For the next three days Jo again avoided Lucas wherever possible. She appeared to have gotten over her earlier bout of stagefright and no longer halted conversations when he appeared but did her very best to avoid being left alone with him.
On the fourth day Ros ordered Lucas to conduct a surveillance operation outside a mosque where a suspect from the terror cell was believed to be preaching extremist teachings. "Jo, I want you to go too," Ros added after giving Lucas his brief.
**
The operation inside the surveillance van started uneventfully and was conducted in almost complete silence.
After an hour, Lucas lifted his eyes from the footage, then moved towards the rear of the van to pour himself a coffee from the flask he'd brought with him. "Want one?" he gestured to Jo.

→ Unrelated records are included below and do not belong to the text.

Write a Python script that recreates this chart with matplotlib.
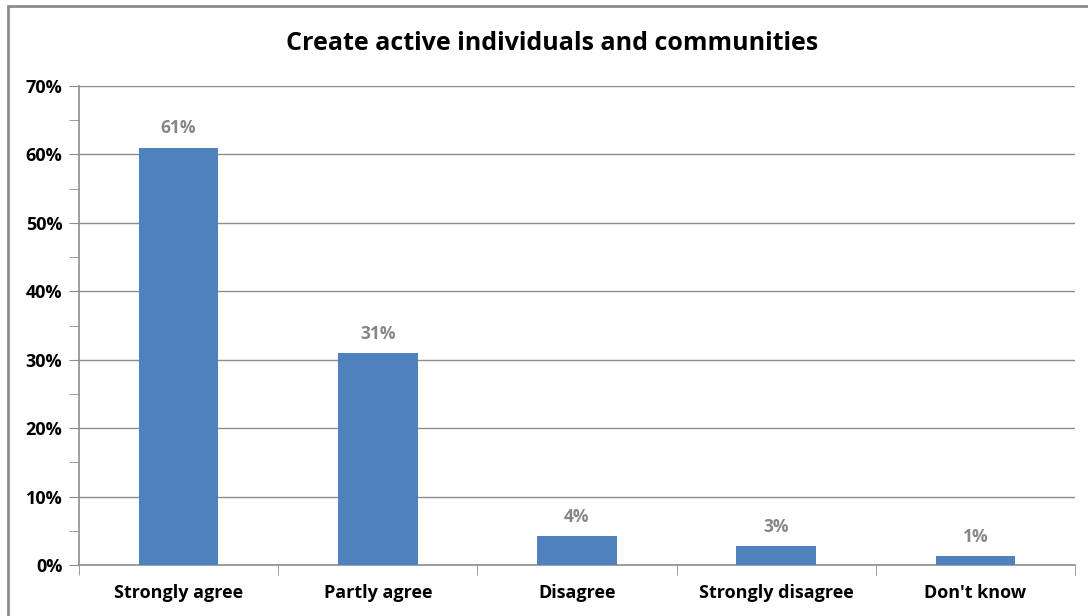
import matplotlib.pyplot as plt
from matplotlib.patches import Rectangle
from matplotlib.ticker import MultipleLocator, FuncFormatter, FixedLocator

# Dados do grafico
categories = ["Strongly agree", "Partly agree", "Disagree", "Strongly disagree", "Don't know"]
values = [61.0, 31.0, 4.2, 2.8, 1.3]
title = "Create active individuals and communities"

plt.rcParams["font.family"] = ["Open Sans", "DejaVu Sans"]

fig = plt.figure(figsize=(10.88, 6.16), dpi=100)
ax = fig.add_axes([79 / 1088, 1 - 565 / 616, (1075 - 79) / 1088, (565 - 86) / 616])

# Moldura do grafico (estilo Excel)
fig.patches.append(Rectangle((8 / 1088, -0.1), 1.2, 1.1 - 6 / 616, transform=fig.transFigure,
                             fill=False, edgecolor="#8c8c8c", linewidth=2))

x = range(len(categories))
ax.bar(x, values, width=0.4, color="#4f81bd", zorder=3)

for xi, v in zip(x, values):
    ax.text(xi, v + 1.5, f"{round(v)}%", ha="center", va="bottom",
            fontsize=12.5, fontweight="bold", color="#868686")

ax.set_xlim(-0.5, len(categories) - 0.5)
ax.set_ylim(0, 70)
ax.yaxis.set_major_locator(MultipleLocator(10))
ax.yaxis.set_minor_locator(MultipleLocator(5))
ax.yaxis.set_major_formatter(FuncFormatter(lambda v, p: f"{int(v)}%"))
ax.grid(axis="y", color="#8c8c8c", linewidth=1, zorder=0)

ax.set_xticks(list(x))
ax.set_xticklabels(categories)
ax.xaxis.set_minor_locator(FixedLocator([i - 0.5 for i in range(len(categories) + 1)]))
ax.tick_params(axis="x", which="major", length=0, pad=14)
ax.tick_params(axis="x", which="minor", length=7, color="#8c8c8c", direction="out")
ax.tick_params(axis="y", which="both", length=7, color="#8c8c8c", direction="out", pad=5)
ax.tick_params(labelsize=13)
for lbl in ax.get_xticklabels() + ax.get_yticklabels():
    lbl.set_fontweight("bold")

for side in ["top", "right"]:
    ax.spines[side].set_visible(False)
for side in ["left", "bottom"]:
    ax.spines[side].set_color("#8c8c8c")
    ax.spines[side].set_linewidth(1.2)

fig.text(552 / 1088, 1 - 43 / 616, title, ha="center", va="center", fontsize=18, fontweight="bold")

fig.savefig("out.png", dpi=100)
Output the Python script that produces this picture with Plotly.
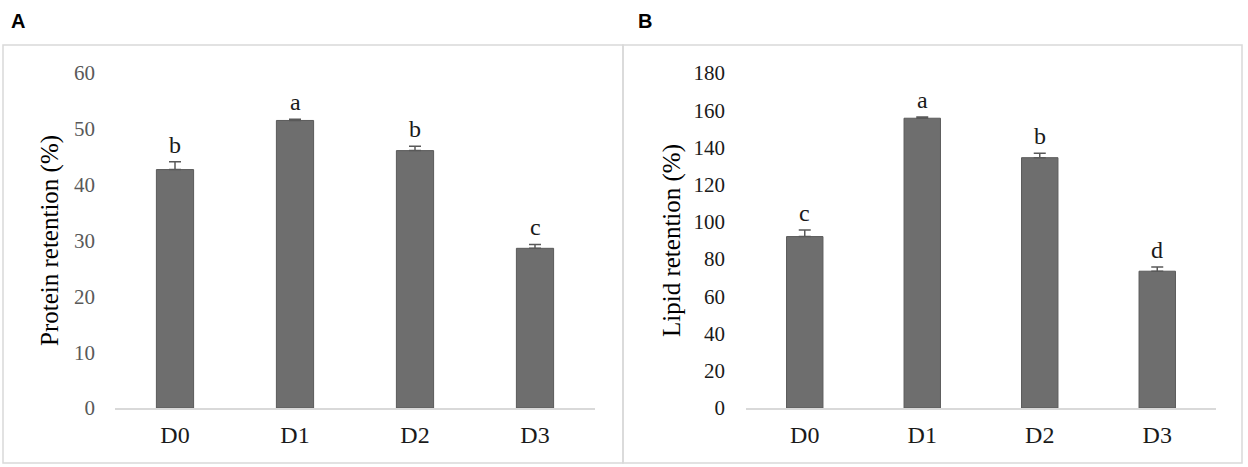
import plotly.graph_objects as go

# data
categories = ["D0", "D1", "D2", "D3"]
protein_retention = [42.7, 51.5, 46.1, 28.6]
protein_err = [1.4, 0.2, 0.8, 0.7]
protein_letters = ["b", "a", "b", "c"]
lipid_retention = [92.1, 155.7, 134.5, 73.5]
lipid_err = [3.5, 0.6, 2.4, 2.3]
lipid_letters = ["c", "a", "b", "d"]

W, H = 1248, 467
SERIF = "Liberation Serif, Times New Roman, serif"
BAR = "#6e6e6e"
GRID = "#d9d9d9"


def px_x(v):
    return v / W


def px_y(v):
    return (H - v) / H


fig = go.Figure()

panels = [
    ("x", "y", protein_retention, protein_err, protein_letters),
    ("x2", "y2", lipid_retention, lipid_err, lipid_letters),
]
for xa, ya, vals, errs, letters in panels:
    fig.add_trace(go.Bar(
        x=categories, y=vals, xaxis=xa, yaxis=ya,
        width=0.31,
        marker=dict(color=BAR, line=dict(color="#5a5a5a", width=1)),
        error_y=dict(type="data", symmetric=False, array=errs,
                     arrayminus=[0] * len(errs),
                     color="#595959", thickness=1.5, width=6),
        showlegend=False, hoverinfo="skip",
    ))
    for c, v, e, t in zip(categories, vals, errs, letters):
        fig.add_annotation(
            x=c, y=v + e, xref=xa, yref=ya, text=t, showarrow=False,
            yanchor="bottom", yshift=2,
            font=dict(family=SERIF, size=24, color="#1a1a1a"),
        )

xcommon = dict(type="category", showgrid=False, showline=True,
               linecolor=GRID, linewidth=1.5, ticks="",
               tickfont=dict(family=SERIF, size=24, color="#1a1a1a"),
               ticklabelstandoff=4, fixedrange=True, automargin=False)
ycommon = dict(showgrid=False, zeroline=False, showline=False, ticks="",
               fixedrange=True, automargin=False)

fig.update_layout(
    width=W, height=H, autosize=False,
    margin=dict(l=0, r=0, t=0, b=0, pad=0, autoexpand=False),
    paper_bgcolor="white", plot_bgcolor="white",
    showlegend=False,
    bargap=0.69,
    xaxis=dict(domain=[px_x(115), px_x(595)], anchor="y", **xcommon),
    xaxis2=dict(domain=[px_x(746), px_x(1216)], anchor="y2", **xcommon),
    yaxis=dict(domain=[px_y(408), px_y(73)], anchor="x", range=[0, 60],
               dtick=10, ticklabelstandoff=19,
               tickfont=dict(family=SERIF, size=21, color="#595959"),
               **ycommon),
    yaxis2=dict(domain=[px_y(408), px_y(73)], anchor="x2", range=[0, 180],
                dtick=20, ticklabelstandoff=20,
                tickfont=dict(family=SERIF, size=21, color="#1a1a1a"),
                **ycommon),
)

# panel frames
for x0, x1 in [(3, 623), (623, 1242)]:
    fig.add_shape(type="rect", xref="paper", yref="paper",
                  x0=px_x(x0), x1=px_x(x1), y0=px_y(463), y1=px_y(45),
                  line=dict(color=GRID, width=1.5), fillcolor="rgba(0,0,0,0)",
                  layer="below")

# axis titles
for xc, txt in [(50, "Protein retention (%)"), (672, "Lipid retention (%)")]:
    fig.add_annotation(x=px_x(xc), y=px_y(241), xref="paper", yref="paper",
                       text=txt, textangle=-90, showarrow=False,
                       xanchor="center", yanchor="middle",
                       font=dict(family=SERIF, size=25, color="black"))

# panel letters
for xl, t in [(9, "A"), (636, "B")]:
    fig.add_annotation(x=px_x(xl), y=px_y(21), xref="paper", yref="paper",
                       text="<b>%s</b>" % t, showarrow=False,
                       xanchor="left", yanchor="middle",
                       font=dict(family="Liberation Sans, Arial, sans-serif",
                                 size=20, color="black"))

# drop the default 8px body margin so the figure sits at the page corner
fig.write_html("out.html", config={"displayModeBar": False},
               post_script="document.body.style.margin='0px';")
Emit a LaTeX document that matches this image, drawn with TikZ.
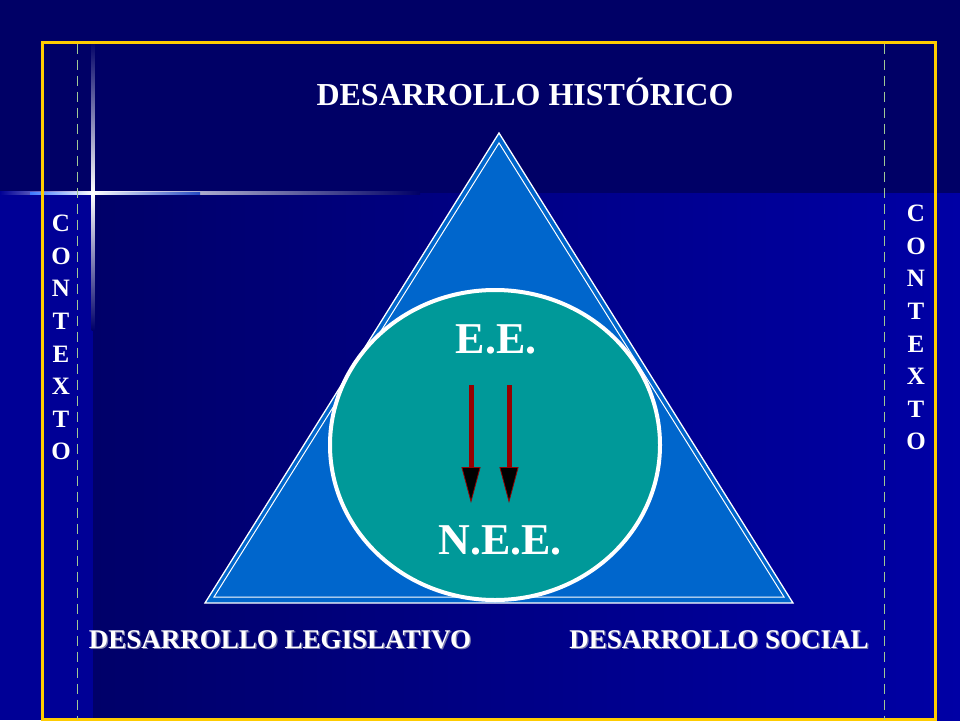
\documentclass[tikz,border=0pt]{standalone}
\usepackage{fontspec}
\setmainfont{Liberation Serif}
\usetikzlibrary{arrows.meta,shapes.geometric}
\definecolor{navy}{RGB}{0,0,102}
\definecolor{bgleft}{RGB}{0,0,150}
\definecolor{bgdark}{RGB}{0,0,105}
\definecolor{bgright}{RGB}{0,0,165}
\definecolor{triblue}{RGB}{0,102,204}
\definecolor{circteal}{RGB}{0,153,153}
\definecolor{arrred}{RGB}{150,0,0}
\definecolor{frameyellow}{RGB}{255,204,0}
\definecolor{dashgreen}{RGB}{160,200,150}
\definecolor{glow}{RGB}{60,120,255}
\definecolor{shadowgray}{RGB}{120,120,170}
\tikzset{
  lbl/.style={text=white, inner sep=0pt, anchor=base, font=\bfseries\fontsize{27}{32}\selectfont},
  shd/.style={lbl, text=shadowgray},
  biglbl/.style={text=white, inner sep=0pt, anchor=base, font=\bfseries\fontsize{44}{50}\selectfont},
  vert/.style={text=white, inner sep=0pt, anchor=north, align=center, font=\bfseries\fontsize{25}{32.6}\selectfont},
  arr/.style={draw=arrred, line width=5pt, -{Triangle[width=19pt,length=36pt,fill=black,line width=0.8pt]}},
  dashline/.style={draw=dashgreen, line width=0.9pt, dash pattern=on 10pt off 6pt},
}
\begin{document}
\begin{tikzpicture}[x=1pt,y=-1pt]
\useasboundingbox (0,0) rectangle (960,720);
% background
\fill[navy] (0,0) rectangle (960,720);
\fill[bgleft] (0,193) rectangle (93,720);
\shade[left color=bgdark, right color=bgright] (93,193) rectangle (960,720);
% flare
\shade[left color=bgleft, right color=white] (0,191.5) rectangle (93,194.5);
\shade[left color=white, right color=navy] (93,191.5) rectangle (420,194.5);
\shade[top color=navy, bottom color=white] (91.5,40) rectangle (94.5,193);
\shade[top color=white, bottom color=bgdark] (91.5,193) rectangle (94.5,330);
\shade[left color=glow, right color=white] (30,192) rectangle (93,194);
\shade[left color=white, right color=glow!60!navy] (93,192) rectangle (200,194);
% frame
\draw[frameyellow, line width=3pt] (42,42) rectangle (935,719);
\draw[dashline] (77,43.5) -- (77,720);
\draw[dashline] (884,43.5) -- (884,720);
% triangle
\draw[white, line width=1.3pt, fill=triblue] (499,133) -- (205,603) -- (793,603) -- cycle;
\draw[white, line width=1pt] (499,143) -- (214,597) -- (784,597) -- cycle;
% circle
\node[ellipse, draw=white, line width=4pt, fill=circteal, minimum width=330pt, minimum height=310pt, inner sep=0pt] (circ) at (495,445) {};
% texts
\node[lbl, font=\bfseries\fontsize{32}{36}\selectfont] (hist) at (525,105) {DESARROLLO HISTÓRICO};
\node[shd] (legiss) at (281.2,649.2) {DESARROLLO LEGISLATIVO};
\node[shd] (socials) at (720.2,649.2) {DESARROLLO SOCIAL};
\node[lbl] (legis) at (280,648) {DESARROLLO LEGISLATIVO};
\node[lbl] (social) at (719,648) {DESARROLLO SOCIAL};
\node[biglbl] (ee) at (496,353) {E.E.};
\node[biglbl] (nee) at (500,554) {N.E.E.};
\node[vert] (ctxl) at (61,215) {C\\O\\N\\T\\E\\X\\T\\O};
\node[vert] (ctxr) at (916,205) {C\\O\\N\\T\\E\\X\\T\\O};
% arrows
\coordinate (a1s) at (471,385);
\coordinate (a1e) at (471,503);
\coordinate (a2s) at (509,385);
\coordinate (a2e) at (509,503);
\draw[arr] (a1s) -- (a1e);
\draw[arr] (a2s) -- (a2e);
\end{tikzpicture}
\end{document}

Jo shook her head. "No thanks, I'm fine."
Lucas paused and looked at her for a while. "Are you – are you really?"
The truth was that over the past couple of days she had found herself increasingly preoccupied with thoughts of her former colleagues. Fiona, Colin, Zaf, Ben and Adam had all been on her mind. She thought of their suffering and their too short lives, the families left behind to grieve for them without even understanding why they had been sacrificed.
She wondered gloomily what the average life expectancy of an MI5 officer was really – two, three years? It didn't seem possible that it could be much more than that. Every time she looked at Lucas she couldn't help but wonder how much longer he would be with them. She wondered too how long she could expect her own luck to last. Not long going by the track record of her office was the only reply she could think of.
Jo looked slightly taken aback by Lucas's comment, and after a while nodded, "Yes, I'm fine."
"That's interesting," said Lucas thoughtfully, before continuing, "because you don't seem fine to me. Ever since that night at The George you've done your best to ignore me - to pretend I don't even exist."
"You might even call your behavior a little rude," he added.
Jo looked thoroughly flustered by his comment and said quickly, "I didn't mean to be rude – it's just that, well, things have changed between us, and I – I just want things to be how they were before but they can't."
"I don't see why they can't," said Lucas, smiling at her encouragingly , "We were friends before – I don't see why we shouldn't be friends now."
"It's not that simple," said Jo quietly.
"I don't see why it shouldn't be – let's make it simple."
"We can't – it's too late," replied Jo unhappily, her voice unsteady.
"It's never too late," he replied, hoping to cheer her out of her gloomy state of mind.
She didn't reply, just shook her head, her eyes fixed on the floor.
Lucas looked at her more closely and wondered whether he had done something else to upset her or whether her fragile disposition was just a symptom of her troubles over these last few months.
"I know that I'm not your favourite person right now, but I'd like to think we could still be friends. What's the matter?" he asked sympathetically.
"I don't even know where to start," she said - a note of despair in her voice.
He walked over to stand opposite her, "How about at the beginning," he replied gently, as he stroked her hair.
"You know the beginning as well as I do," she said, refusing to meet his eyes, "it's the ending that concerns me."
Lucas looked at her, puzzled, "I don't understand you."
Jo inadvertently stepped back from him to prepare herself for the outburst she was anticipating as she took in a breath to work up the courage to cut to the final conclusion of the last few weeks.
"Lucas, I think that - I mean I don't know but it's that I think its possible that -"
"What?" he asked, growing impatient.
"I'm late," she said reluctantly, then added quietly, "and I'm never late."